Tuesday, May 24, 2011

Video: San Remo And The Legality Of Israel's Borders And Of The Settlements

he 1920 San Remo resolution addresses the fundamental issue of Israel's right to the land.

The following is a video of the conference last year in San Remo marking the 90th anniversary of the San Remo Conference--where the world powers transferred exclusive legal rights to the Land of Israel to the Jewish people.

By way of explanation see “Mandate for Palestine” The Legal Aspects of Jewish Rights by Eli Hertz, where he writes:
The “Mandate for Palestine,” an historical League of Nations document, laid down the Jewish legal right to settle anywhere in western Palestine, a 10,000-square-miles area between the Jordan River and the Mediterranean Sea.

The legally binding document was conferred on April 24, 1920 at the San Remo Conference, and its terms outlined in the Treaty of Sèvres on August 10, 1920. The Mandate’s terms were finalized and unanimously approved on July 24, 1922, by the Council of the League of Nations, which was comprised at that time of 51 countries, and became operational on September 29, 1923.5

The “Mandate for Palestine” was not a naive vision briefly embraced by the international community in blissful unawareness of Arab opposition to the very notion of Jewish historical rights in Palestine. The Mandate weathered the test of time: On April 18, 1946, when the League of Nations was dissolved and its assets and duties transferred to the United Nations, the international community, in essence, reaffirmed the validity of this international accord and reconfirmed that the terms for a Jewish National Home were the will of the international community, a “sacred trust” – despite the fact that by then it was patently clear that the Arabs opposed a Jewish National Home, no matter what the form.
Hertz explains the difference between the "Mandate for Palestine" and the British Mandate, which are two separate things--the authority of the latter being turned over to the UN, while the former was transferred to the UN, without its authority being terminated.

Furthermore, the Mandate for Palestine, as approved by the League of Nations, and still in force under the UN explicitly differentiated between then-Palestine for the reestablishment of the Jewish homeland, while Lebanon, Syria, Iraq--and later Trans-Jordan--were set aside for the Arabs under separate mandates:
The “Mandate for Palestine” clearly differentiates between political rights – referring to Jewish self-determination as an emerging polity – and civil and religious rights, referring to guarantees of equal personal freedoms to non-Jewish residents as individuals and within select communities. Not once are Arabs as a people mentioned in the “Mandate for Palestine.” At no point in the entire document is there any granting of political rights to non-Jewish entities (i.e., Arabs). Article 2 of the “Mandate for Palestine” explicitly states that the Mandatory should:

“... be responsible for placing the country under such political, administrative and economic conditions as will secure the establishment of the Jewish National Home, as laid down in the preamble, and the development of self-governing institutions, and also for safeguarding the civil and religious rights of all the inhabitants of Palestine, irrespective of race and religion.”
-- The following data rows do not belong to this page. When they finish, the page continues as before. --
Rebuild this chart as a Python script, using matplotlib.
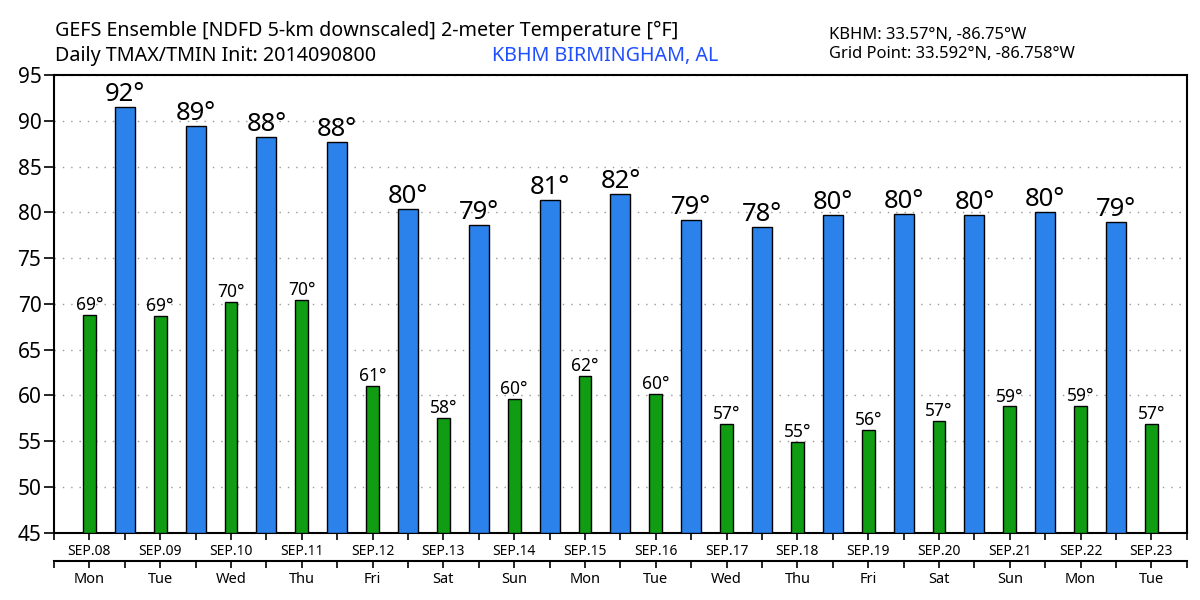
import matplotlib
matplotlib.use("Agg")
import matplotlib.pyplot as plt
import numpy as np

plt.rcParams["font.family"] = ["Noto Sans", "DejaVu Sans"]

# ===== data =====
dates = ["SEP.08", "SEP.09", "SEP.10", "SEP.11", "SEP.12", "SEP.13", "SEP.14", "SEP.15",
         "SEP.16", "SEP.17", "SEP.18", "SEP.19", "SEP.20", "SEP.21", "SEP.22", "SEP.23"]
weekdays = ["Mon", "Tue", "Wed", "Thu", "Fri", "Sat", "Sun", "Mon",
            "Tue", "Wed", "Thu", "Fri", "Sat", "Sun", "Mon", "Tue"]

tmin = [68.8, 68.7, 70.2, 70.4, 61.0, 57.5, 59.6, 62.1,
        60.2, 56.9, 54.9, 56.2, 57.2, 58.8, 58.9, 56.9]
tmin_labels = [69, 69, 70, 70, 61, 58, 60, 62, 60, 57, 55, 56, 57, 59, 59, 57]

tmax = [91.5, 89.4, 88.2, 87.7, 80.4, 78.6, 81.3, 82.0,
        79.2, 78.4, 79.7, 79.8, 79.7, 80.0, 78.9]
tmax_labels = [92, 89, 88, 88, 80, 79, 81, 82, 79, 78, 80, 80, 80, 80, 79]

blue = "#2a82ea"
green = "#109d14"

fig = plt.figure(figsize=(12, 6), dpi=100)
ax = fig.add_axes([0.045, 0.112, 0.944, 0.763])

x_min = np.arange(len(tmin))
x_max = np.arange(len(tmax)) + 0.5

ax.bar(x_max, np.array(tmax) - 45, bottom=45, width=0.28, color=blue,
       edgecolor="black", linewidth=1, zorder=3)
ax.bar(x_min, np.array(tmin) - 45, bottom=45, width=0.18, color=green,
       edgecolor="black", linewidth=1, zorder=3)

for xi, v, lab in zip(x_max, tmax, tmax_labels):
    ax.text(xi, v, f"{lab}°", ha="center", va="bottom", fontsize=18.5, zorder=4)
for xi, v, lab in zip(x_min, tmin, tmin_labels):
    ax.text(xi, v + 0.1, f"{lab}°", ha="center", va="bottom", fontsize=12.5, zorder=4)

ax.set_xlim(-0.5, len(dates) - 0.5)
ax.set_ylim(45, 95)
ax.set_yticks(np.arange(45, 96, 5))
ax.tick_params(axis="y", labelsize=15, length=7, width=1.2, pad=2)
ax.grid(axis="y", linestyle=(0, (1, 5)), color="#999999", linewidth=1, zorder=0)
for s in ax.spines.values():
    s.set_linewidth(1.5)

# date row
ax.set_xticks(np.arange(-0.5, len(dates), 1.0))
ax.set_xticklabels([])
ax.set_xticks(x_min, minor=True)
ax.set_xticklabels(dates, minor=True, fontsize=10)
ax.tick_params(axis="x", which="both", direction="out", length=5, width=1.2)
ax.tick_params(axis="x", which="minor", pad=3)

# weekday row
ax2 = ax.secondary_xaxis(-0.062)
ax2.spines["bottom"].set_linewidth(1.5)
ax2.set_xticks(np.arange(-0.5, len(dates), 1.0))
ax2.set_xticklabels([])
ax2.set_xticks(x_min, minor=True)
ax2.set_xticklabels(weekdays, minor=True, fontsize=10.5)
ax2.tick_params(axis="x", which="both", direction="out", length=5, width=1.2)
ax2.tick_params(axis="x", which="minor", pad=3)

fig.text(0.046, 0.949, "GEFS Ensemble [NDFD 5-km downscaled] 2-meter Temperature [°F]",
         fontsize=14.2, va="center")
fig.text(0.046, 0.907, "Daily TMAX/TMIN Init: 2014090800", fontsize=14.2, va="center")
fig.text(0.41, 0.907, "KBHM BIRMINGHAM, AL", fontsize=14.2, va="center", color="#1f4fff")
fig.text(0.691, 0.941, "KBHM: 33.57°N, -86.75°W", fontsize=11.9, va="center")
fig.text(0.691, 0.91, "Grid Point: 33.592°N, -86.758°W", fontsize=11.9, va="center")

fig.savefig("out.png", dpi=100)
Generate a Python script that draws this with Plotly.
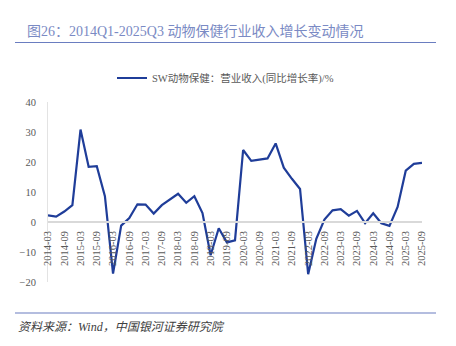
import plotly.graph_objects as go

# Quarter-end labels, 2014Q1 .. 2025Q3
quarters = [f"{y}-{m}" for y in range(2014, 2026) for m in ("03", "06", "09", "12")][:47]

# SW animal health: operating revenue YoY growth (%)
revenue_yoy = [
    2.2, 1.8, 3.5, 5.6, 30.8, 18.4, 18.6, 8.6,
    -17.2, -1.2, 1.3, 5.9, 5.8, 2.8, 5.6, 7.4,
    9.4, 6.4, 8.6, 3.0, -11.1, -2.1, -6.8, -6.1,
    24.0, 20.4, 20.8, 21.2, 26.2, 18.1, 14.4, 11.0,
    -17.4, -5.6, 0.8, 3.9, 4.3, 2.1, 3.7, -0.4,
    2.9, -0.4, -1.3, 5.0, 17.1, 19.4, 19.7,
]

tick_idx = list(range(0, len(quarters), 2))
tick_text = [quarters[i] for i in tick_idx]

W, H = 456, 346
ML, MR, MT, MB = 48, 34, 102, 64
PW, PH = W - ML - MR, H - MT - MB


def px_x(x):
    return (x - ML) / PW


def px_y(y):
    return (H - MB - y) / PH


SERIF_CJK = "Liberation Serif, Noto Sans CJK SC"

fig = go.Figure()
fig.add_trace(go.Scatter(
    x=list(range(len(revenue_yoy))),
    y=revenue_yoy,
    mode="lines",
    name="SW动物保健：营业收入(同比增长率)/%",
    line=dict(color="#1f3d99", width=2.2),
))

fig.update_layout(
    width=W, height=H,
    margin=dict(l=ML, r=MR, t=MT, b=MB),
    paper_bgcolor="white", plot_bgcolor="white",
    showlegend=True,
    legend=dict(
        orientation="h",
        x=px_x(112), xanchor="left",
        y=px_y(78), yanchor="middle",
        font=dict(family=SERIF_CJK, size=10.5, color="#595959"),
        bgcolor="rgba(0,0,0,0)",
    ),
    title=dict(
        text="图26：2014Q1-2025Q3 动物保健行业收入增长变动情况",
        xref="container", yref="container",
        x=27 / W, xanchor="left",
        y=1 - 31 / H, yanchor="middle",
        font=dict(family=SERIF_CJK, size=14, color="#7a8ac4"),
    ),
    xaxis=dict(
        range=[0, len(revenue_yoy) - 1],
        tickmode="array", tickvals=tick_idx, ticktext=tick_text,
        tickangle=-90,
        tickfont=dict(family="Liberation Serif", size=10.5, color="#595959"),
        showgrid=False, zeroline=False,
        showline=True, linecolor="#d9d9d9", linewidth=1.5,
        anchor="free", position=1 / 3,
        ticks="", ticklabelstandoff=4,
    ),
    yaxis=dict(
        range=[-20, 40], dtick=10,
        tickfont=dict(family="Liberation Serif", size=10.5, color="#595959"),
        showgrid=False, zeroline=False,
        showline=True, linecolor="#e3e3e3", linewidth=1,
        ticks="", ticklabelstandoff=9,
    ),
    shapes=[
        dict(type="line", xref="paper", yref="paper",
             x0=px_x(15), x1=px_x(436), y0=px_y(42.5), y1=px_y(42.5),
             line=dict(color="#6a7dc0", width=1.2)),
        dict(type="line", xref="paper", yref="paper",
             x0=px_x(15), x1=px_x(436), y0=px_y(313), y1=px_y(313),
             line=dict(color="#6a7dc0", width=1.2)),
    ],
    annotations=[
        dict(text="<i>资料来源：Wind，中国银河证券研究院</i>",
             xref="paper", yref="paper",
             x=px_x(16), xanchor="left",
             y=px_y(327), yanchor="middle",
             showarrow=False,
             font=dict(family=SERIF_CJK, size=12, color="#404040")),
    ],
)

fig.write_html("out.html")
Political rights to self-determination as a polity for Arabs were guaranteed by the League of Nations in four other mandates – in Lebanon, Syria, Iraq, and later Trans-Jordan [today Jordan].

International law expert Professor Eugene V. Rostow, examining the claim for Arab Palestinian self-determination on the basis of law, concluded:

“… the mandate implicitly denies Arab claims to national political rights in the area in favor of the Jews; the mandated territory was in effect reserved to the Jewish people for their self-determination and political development, in acknowledgment of the historic connection of the Jewish people to the land. Lord Curzon, who was then the British Foreign Minister, made this reading of the mandate explicit. There remains simply the theory that the Arab inhabitants of the West Bank and the Gaza Strip have an inherent ‘natural law’ claim to the area. Neither customary international law nor the United Nations Charter acknowledges that every group of people claiming to be a nation has the right to a state of its own.”
Bottom line: any argument about the existence of legality of the State of Israel--as well as the legality of the Jewish settlements--that does not take into account and address the San Remo conference and the Mandate for Palestine cannot be considered a complete legal argument of international law.